DATA EXCERPTS –

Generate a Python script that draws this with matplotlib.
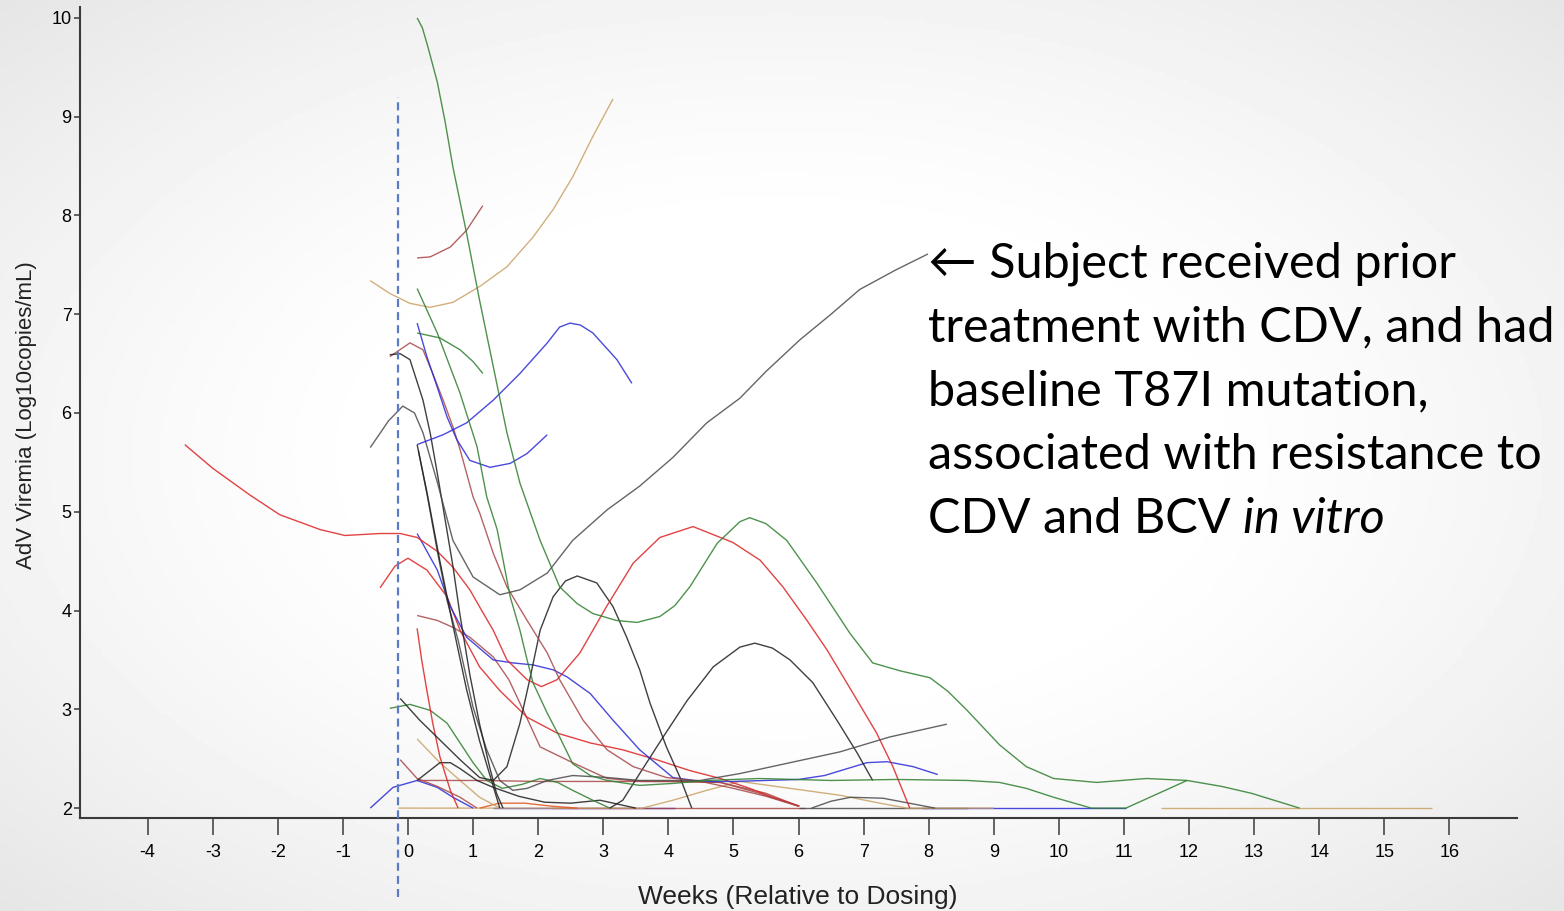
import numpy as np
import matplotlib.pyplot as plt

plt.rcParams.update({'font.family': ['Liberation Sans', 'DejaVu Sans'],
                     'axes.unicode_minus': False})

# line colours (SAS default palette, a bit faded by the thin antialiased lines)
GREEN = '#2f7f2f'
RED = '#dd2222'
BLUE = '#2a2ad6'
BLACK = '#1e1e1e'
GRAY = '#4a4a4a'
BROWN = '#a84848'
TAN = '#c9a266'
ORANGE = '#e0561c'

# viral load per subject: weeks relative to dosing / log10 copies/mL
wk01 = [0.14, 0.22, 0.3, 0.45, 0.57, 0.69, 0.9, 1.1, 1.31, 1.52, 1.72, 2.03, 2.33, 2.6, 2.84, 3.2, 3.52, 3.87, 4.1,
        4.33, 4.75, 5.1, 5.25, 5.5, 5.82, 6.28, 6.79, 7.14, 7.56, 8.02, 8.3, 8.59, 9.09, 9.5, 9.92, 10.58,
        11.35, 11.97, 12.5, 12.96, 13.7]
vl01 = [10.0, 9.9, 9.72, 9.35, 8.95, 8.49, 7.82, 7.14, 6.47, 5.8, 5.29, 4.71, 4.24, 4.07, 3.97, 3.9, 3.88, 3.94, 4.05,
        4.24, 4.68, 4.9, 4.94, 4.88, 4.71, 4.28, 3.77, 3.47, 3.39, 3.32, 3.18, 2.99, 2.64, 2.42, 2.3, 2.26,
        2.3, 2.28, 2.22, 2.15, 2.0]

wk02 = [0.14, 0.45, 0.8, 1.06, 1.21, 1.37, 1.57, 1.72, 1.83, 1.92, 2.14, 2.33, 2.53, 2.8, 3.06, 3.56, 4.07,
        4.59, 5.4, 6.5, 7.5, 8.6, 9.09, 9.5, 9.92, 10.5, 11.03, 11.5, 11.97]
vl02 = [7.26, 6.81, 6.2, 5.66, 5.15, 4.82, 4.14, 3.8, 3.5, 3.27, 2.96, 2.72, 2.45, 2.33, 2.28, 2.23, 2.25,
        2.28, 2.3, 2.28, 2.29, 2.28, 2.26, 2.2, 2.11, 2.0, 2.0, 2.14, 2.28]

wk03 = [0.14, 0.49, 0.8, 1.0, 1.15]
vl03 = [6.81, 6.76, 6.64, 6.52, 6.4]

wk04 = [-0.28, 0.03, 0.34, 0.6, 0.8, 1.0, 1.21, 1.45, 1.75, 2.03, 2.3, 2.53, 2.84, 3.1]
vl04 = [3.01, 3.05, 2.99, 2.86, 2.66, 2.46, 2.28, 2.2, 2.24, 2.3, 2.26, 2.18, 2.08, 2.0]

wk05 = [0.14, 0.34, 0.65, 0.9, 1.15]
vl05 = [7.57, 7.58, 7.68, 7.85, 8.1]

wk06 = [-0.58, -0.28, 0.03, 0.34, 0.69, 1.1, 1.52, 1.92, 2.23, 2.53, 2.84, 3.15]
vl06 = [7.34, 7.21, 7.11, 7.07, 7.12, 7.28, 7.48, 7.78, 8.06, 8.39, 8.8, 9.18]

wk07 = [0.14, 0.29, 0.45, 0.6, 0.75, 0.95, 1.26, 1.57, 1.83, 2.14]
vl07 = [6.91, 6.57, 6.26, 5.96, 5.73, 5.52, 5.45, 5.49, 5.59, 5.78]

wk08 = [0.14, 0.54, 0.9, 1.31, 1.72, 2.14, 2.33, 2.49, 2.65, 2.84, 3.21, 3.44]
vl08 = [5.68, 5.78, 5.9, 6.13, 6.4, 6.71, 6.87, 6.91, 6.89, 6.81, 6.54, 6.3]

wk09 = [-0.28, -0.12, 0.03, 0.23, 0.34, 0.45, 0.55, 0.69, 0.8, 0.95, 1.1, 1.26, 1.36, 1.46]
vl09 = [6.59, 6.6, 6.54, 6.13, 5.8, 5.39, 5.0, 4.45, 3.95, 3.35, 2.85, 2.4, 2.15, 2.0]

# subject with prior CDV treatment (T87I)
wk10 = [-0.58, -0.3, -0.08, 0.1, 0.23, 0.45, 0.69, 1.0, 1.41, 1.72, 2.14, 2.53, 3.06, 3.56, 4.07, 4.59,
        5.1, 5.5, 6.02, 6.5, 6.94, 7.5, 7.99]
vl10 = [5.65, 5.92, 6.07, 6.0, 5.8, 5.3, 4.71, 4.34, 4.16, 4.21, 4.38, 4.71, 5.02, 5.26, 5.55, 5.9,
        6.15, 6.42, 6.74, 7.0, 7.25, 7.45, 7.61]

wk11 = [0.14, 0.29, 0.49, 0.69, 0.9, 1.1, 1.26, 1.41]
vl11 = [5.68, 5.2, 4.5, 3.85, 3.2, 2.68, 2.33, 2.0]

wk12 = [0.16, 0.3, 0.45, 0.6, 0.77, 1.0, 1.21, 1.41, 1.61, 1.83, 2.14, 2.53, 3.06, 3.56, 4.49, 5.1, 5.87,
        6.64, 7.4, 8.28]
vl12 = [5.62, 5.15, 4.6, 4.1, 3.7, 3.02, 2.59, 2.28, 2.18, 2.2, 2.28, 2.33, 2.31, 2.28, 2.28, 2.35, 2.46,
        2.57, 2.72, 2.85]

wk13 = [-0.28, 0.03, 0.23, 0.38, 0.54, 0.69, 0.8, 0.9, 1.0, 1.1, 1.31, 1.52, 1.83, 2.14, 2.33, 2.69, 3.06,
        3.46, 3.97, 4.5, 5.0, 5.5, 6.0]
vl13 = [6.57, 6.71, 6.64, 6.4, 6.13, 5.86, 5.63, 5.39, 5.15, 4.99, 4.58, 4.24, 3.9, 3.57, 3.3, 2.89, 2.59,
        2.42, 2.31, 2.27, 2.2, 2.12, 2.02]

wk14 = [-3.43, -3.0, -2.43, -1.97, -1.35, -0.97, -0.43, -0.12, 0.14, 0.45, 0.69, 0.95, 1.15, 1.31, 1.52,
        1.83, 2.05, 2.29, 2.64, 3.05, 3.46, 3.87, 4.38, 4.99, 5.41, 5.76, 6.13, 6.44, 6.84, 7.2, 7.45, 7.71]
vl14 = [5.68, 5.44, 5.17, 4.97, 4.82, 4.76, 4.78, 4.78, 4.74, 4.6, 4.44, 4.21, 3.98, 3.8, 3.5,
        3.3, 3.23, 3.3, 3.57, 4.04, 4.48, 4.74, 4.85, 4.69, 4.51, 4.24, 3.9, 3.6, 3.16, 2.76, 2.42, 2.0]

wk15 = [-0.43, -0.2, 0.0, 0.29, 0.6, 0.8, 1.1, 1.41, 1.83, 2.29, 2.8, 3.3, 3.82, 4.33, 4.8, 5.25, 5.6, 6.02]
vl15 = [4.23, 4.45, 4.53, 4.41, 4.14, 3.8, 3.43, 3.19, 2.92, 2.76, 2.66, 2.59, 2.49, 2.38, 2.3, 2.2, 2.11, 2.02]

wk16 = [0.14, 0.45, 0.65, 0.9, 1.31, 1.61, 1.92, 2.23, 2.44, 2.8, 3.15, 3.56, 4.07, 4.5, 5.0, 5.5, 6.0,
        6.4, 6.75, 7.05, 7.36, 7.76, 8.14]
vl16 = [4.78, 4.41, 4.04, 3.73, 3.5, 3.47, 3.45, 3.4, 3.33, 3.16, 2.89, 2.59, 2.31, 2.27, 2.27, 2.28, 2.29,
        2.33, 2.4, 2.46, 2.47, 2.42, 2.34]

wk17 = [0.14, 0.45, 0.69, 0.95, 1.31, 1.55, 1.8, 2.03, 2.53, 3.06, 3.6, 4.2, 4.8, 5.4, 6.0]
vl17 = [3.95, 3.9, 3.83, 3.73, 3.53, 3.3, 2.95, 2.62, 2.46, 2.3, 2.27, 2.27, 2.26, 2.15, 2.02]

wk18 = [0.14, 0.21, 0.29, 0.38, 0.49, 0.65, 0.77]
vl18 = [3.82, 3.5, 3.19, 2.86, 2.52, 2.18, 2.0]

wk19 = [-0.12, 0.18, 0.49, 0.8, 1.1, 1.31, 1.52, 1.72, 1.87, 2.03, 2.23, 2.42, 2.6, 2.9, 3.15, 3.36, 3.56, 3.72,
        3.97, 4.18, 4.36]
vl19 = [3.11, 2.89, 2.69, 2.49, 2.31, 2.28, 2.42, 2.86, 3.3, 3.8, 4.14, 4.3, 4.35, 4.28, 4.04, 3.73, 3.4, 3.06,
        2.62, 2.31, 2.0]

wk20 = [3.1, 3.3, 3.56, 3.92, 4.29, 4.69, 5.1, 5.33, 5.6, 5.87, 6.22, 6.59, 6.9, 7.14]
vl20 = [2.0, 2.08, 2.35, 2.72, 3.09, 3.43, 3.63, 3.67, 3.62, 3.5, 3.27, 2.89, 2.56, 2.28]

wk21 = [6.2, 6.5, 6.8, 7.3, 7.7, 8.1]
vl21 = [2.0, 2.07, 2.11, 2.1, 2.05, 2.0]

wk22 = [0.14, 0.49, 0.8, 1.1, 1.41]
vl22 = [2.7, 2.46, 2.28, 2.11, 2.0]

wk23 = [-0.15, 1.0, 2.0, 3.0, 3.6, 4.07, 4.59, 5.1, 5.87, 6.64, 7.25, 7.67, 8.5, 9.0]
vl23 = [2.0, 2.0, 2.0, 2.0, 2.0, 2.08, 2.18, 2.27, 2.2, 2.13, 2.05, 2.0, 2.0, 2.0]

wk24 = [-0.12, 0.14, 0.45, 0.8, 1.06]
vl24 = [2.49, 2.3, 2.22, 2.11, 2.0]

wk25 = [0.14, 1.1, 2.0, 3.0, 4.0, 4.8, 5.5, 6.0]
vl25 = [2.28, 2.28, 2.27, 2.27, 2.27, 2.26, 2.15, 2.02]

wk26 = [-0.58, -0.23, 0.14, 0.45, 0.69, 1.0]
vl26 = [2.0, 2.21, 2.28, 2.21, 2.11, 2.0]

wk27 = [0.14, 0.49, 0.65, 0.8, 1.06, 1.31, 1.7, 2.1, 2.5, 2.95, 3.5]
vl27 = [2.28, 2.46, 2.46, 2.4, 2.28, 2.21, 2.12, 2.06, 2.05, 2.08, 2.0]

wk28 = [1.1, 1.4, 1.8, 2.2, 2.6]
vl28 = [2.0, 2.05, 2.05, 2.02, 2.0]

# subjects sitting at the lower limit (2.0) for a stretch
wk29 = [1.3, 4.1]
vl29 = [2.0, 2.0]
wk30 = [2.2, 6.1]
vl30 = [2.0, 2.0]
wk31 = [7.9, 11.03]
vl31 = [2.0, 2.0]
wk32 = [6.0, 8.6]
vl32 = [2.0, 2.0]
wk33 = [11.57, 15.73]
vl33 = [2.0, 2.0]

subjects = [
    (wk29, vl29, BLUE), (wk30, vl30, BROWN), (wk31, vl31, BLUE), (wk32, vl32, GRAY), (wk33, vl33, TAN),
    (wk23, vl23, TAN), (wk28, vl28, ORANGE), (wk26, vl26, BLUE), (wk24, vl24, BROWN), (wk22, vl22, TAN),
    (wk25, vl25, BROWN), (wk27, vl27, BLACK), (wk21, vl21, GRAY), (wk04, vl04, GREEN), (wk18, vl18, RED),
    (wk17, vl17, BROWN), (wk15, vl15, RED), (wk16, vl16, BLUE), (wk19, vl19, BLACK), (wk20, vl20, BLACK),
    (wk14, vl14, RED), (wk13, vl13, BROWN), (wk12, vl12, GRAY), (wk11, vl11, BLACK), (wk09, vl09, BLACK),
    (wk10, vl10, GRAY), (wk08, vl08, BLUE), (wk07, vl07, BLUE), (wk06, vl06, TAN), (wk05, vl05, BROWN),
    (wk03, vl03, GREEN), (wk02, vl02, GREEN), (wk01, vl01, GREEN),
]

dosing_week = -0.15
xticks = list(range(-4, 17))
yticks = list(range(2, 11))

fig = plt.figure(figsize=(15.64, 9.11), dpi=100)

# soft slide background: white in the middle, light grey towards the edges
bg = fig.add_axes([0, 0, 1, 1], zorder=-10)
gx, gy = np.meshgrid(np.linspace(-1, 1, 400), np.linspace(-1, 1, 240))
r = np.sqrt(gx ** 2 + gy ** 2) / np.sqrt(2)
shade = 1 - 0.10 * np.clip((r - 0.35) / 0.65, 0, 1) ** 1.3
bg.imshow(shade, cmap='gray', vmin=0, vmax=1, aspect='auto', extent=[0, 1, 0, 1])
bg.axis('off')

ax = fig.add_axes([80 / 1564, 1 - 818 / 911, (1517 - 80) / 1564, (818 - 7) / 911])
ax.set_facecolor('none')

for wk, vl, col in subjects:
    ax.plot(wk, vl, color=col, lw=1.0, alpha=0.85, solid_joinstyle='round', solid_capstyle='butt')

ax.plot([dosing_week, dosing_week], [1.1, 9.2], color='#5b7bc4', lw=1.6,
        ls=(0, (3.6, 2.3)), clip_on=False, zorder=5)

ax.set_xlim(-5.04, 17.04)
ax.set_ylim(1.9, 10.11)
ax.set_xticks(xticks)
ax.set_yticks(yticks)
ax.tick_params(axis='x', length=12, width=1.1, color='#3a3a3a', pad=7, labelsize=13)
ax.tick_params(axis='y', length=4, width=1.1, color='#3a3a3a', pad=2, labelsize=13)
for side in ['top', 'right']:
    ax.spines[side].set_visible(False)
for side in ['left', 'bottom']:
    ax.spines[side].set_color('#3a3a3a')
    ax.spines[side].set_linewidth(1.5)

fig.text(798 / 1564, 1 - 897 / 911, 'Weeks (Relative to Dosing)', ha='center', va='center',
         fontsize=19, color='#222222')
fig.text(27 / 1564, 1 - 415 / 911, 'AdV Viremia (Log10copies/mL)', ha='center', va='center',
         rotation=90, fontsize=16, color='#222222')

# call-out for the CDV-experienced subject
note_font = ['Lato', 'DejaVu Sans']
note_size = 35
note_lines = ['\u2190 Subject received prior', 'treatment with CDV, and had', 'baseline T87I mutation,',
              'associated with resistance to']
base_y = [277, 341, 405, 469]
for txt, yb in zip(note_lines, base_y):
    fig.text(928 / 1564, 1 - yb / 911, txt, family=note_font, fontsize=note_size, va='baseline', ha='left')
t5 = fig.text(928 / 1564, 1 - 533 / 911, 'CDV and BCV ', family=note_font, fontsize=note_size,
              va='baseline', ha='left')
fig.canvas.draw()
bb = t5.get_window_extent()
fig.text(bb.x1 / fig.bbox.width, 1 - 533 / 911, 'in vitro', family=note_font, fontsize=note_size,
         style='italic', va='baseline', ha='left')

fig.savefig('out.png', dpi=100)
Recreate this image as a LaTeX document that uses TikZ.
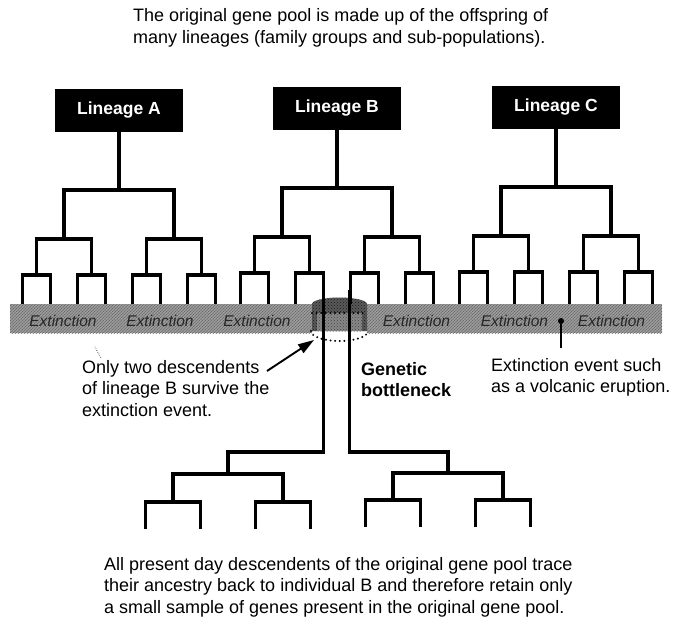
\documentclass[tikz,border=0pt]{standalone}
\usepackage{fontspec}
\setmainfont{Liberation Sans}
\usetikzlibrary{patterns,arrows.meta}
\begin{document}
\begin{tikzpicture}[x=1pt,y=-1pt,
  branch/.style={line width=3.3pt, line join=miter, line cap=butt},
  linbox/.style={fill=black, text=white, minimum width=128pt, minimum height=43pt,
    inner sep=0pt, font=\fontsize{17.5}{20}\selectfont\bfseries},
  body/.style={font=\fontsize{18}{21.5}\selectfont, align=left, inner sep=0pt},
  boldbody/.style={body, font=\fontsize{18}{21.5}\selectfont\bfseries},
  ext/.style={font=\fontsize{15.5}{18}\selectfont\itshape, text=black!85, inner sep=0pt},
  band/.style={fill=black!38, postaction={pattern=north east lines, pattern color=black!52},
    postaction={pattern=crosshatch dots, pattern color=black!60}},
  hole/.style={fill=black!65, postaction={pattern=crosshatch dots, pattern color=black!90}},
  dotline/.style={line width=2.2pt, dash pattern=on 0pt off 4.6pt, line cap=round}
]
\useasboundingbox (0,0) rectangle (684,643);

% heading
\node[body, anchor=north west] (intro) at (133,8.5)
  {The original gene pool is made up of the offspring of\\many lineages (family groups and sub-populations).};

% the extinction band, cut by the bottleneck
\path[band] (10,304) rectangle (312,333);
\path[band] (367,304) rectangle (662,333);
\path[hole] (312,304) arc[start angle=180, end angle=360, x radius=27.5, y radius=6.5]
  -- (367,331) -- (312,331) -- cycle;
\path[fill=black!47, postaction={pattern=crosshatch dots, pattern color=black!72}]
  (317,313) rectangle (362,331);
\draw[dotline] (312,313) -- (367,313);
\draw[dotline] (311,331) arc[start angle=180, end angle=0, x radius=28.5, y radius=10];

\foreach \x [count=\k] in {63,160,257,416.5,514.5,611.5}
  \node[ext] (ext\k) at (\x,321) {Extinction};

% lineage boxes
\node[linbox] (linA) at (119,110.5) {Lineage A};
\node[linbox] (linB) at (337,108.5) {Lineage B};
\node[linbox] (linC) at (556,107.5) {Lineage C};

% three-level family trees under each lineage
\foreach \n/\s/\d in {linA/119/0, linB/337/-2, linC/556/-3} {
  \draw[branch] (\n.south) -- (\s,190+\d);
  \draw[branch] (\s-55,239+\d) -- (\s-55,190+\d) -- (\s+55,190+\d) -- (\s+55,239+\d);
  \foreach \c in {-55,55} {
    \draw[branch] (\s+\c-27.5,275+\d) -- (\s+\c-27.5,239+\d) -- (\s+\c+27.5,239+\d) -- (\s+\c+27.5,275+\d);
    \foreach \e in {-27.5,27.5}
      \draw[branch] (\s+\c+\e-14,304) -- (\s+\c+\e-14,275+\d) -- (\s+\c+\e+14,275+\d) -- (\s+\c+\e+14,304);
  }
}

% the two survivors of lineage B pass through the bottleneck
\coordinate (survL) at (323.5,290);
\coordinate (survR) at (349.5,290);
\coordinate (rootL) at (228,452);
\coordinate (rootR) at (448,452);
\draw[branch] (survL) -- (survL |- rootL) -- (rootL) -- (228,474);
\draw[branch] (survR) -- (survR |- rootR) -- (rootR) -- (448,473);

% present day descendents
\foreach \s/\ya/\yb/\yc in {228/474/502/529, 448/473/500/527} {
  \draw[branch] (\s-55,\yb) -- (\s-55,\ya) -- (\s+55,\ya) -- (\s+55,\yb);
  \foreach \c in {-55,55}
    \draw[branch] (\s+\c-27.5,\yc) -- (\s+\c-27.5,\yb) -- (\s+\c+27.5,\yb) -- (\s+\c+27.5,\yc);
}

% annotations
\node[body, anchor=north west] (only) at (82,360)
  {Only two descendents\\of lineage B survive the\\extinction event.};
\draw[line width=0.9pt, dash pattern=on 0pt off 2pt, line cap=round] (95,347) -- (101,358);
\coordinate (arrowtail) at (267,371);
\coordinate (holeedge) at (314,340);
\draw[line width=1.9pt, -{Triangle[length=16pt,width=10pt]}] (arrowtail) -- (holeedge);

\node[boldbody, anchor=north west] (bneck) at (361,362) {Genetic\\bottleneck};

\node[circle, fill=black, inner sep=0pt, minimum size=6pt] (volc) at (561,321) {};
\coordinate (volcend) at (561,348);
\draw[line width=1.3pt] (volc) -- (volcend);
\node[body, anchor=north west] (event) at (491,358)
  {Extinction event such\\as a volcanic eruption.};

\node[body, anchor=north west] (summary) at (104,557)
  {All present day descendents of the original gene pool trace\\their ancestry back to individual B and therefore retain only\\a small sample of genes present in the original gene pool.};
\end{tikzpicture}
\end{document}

THE REQUEST –
Retype, word for word, only the lines from the one containing "Recreate this image" through the one containing "(ext\k) at (\x,321)", both included, and leave out any pictures.

COMPLETED EXERCISE –
Recreate this image as a LaTeX document that uses TikZ.
\documentclass[tikz,border=0pt]{standalone}
\usepackage{fontspec}
\setmainfont{Liberation Sans}
\usetikzlibrary{patterns,arrows.meta}
\begin{document}
\begin{tikzpicture}[x=1pt,y=-1pt,
  branch/.style={line width=3.3pt, line join=miter, line cap=butt},
  linbox/.style={fill=black, text=white, minimum width=128pt, minimum height=43pt,
    inner sep=0pt, font=\fontsize{17.5}{20}\selectfont\bfseries},
  body/.style={font=\fontsize{18}{21.5}\selectfont, align=left, inner sep=0pt},
  boldbody/.style={body, font=\fontsize{18}{21.5}\selectfont\bfseries},
  ext/.style={font=\fontsize{15.5}{18}\selectfont\itshape, text=black!85, inner sep=0pt},
  band/.style={fill=black!38, postaction={pattern=north east lines, pattern color=black!52},
    postaction={pattern=crosshatch dots, pattern color=black!60}},
  hole/.style={fill=black!65, postaction={pattern=crosshatch dots, pattern color=black!90}},
  dotline/.style={line width=2.2pt, dash pattern=on 0pt off 4.6pt, line cap=round}
]
\useasboundingbox (0,0) rectangle (684,643);

% heading
\node[body, anchor=north west] (intro) at (133,8.5)
  {The original gene pool is made up of the offspring of\\many lineages (family groups and sub-populations).};

% the extinction band, cut by the bottleneck
\path[band] (10,304) rectangle (312,333);
\path[band] (367,304) rectangle (662,333);
\path[hole] (312,304) arc[start angle=180, end angle=360, x radius=27.5, y radius=6.5]
  -- (367,331) -- (312,331) -- cycle;
\path[fill=black!47, postaction={pattern=crosshatch dots, pattern color=black!72}]
  (317,313) rectangle (362,331);
\draw[dotline] (312,313) -- (367,313);
\draw[dotline] (311,331) arc[start angle=180, end angle=0, x radius=28.5, y radius=10];

\foreach \x [count=\k] in {63,160,257,416.5,514.5,611.5}
  \node[ext] (ext\k) at (\x,321) {Extinction};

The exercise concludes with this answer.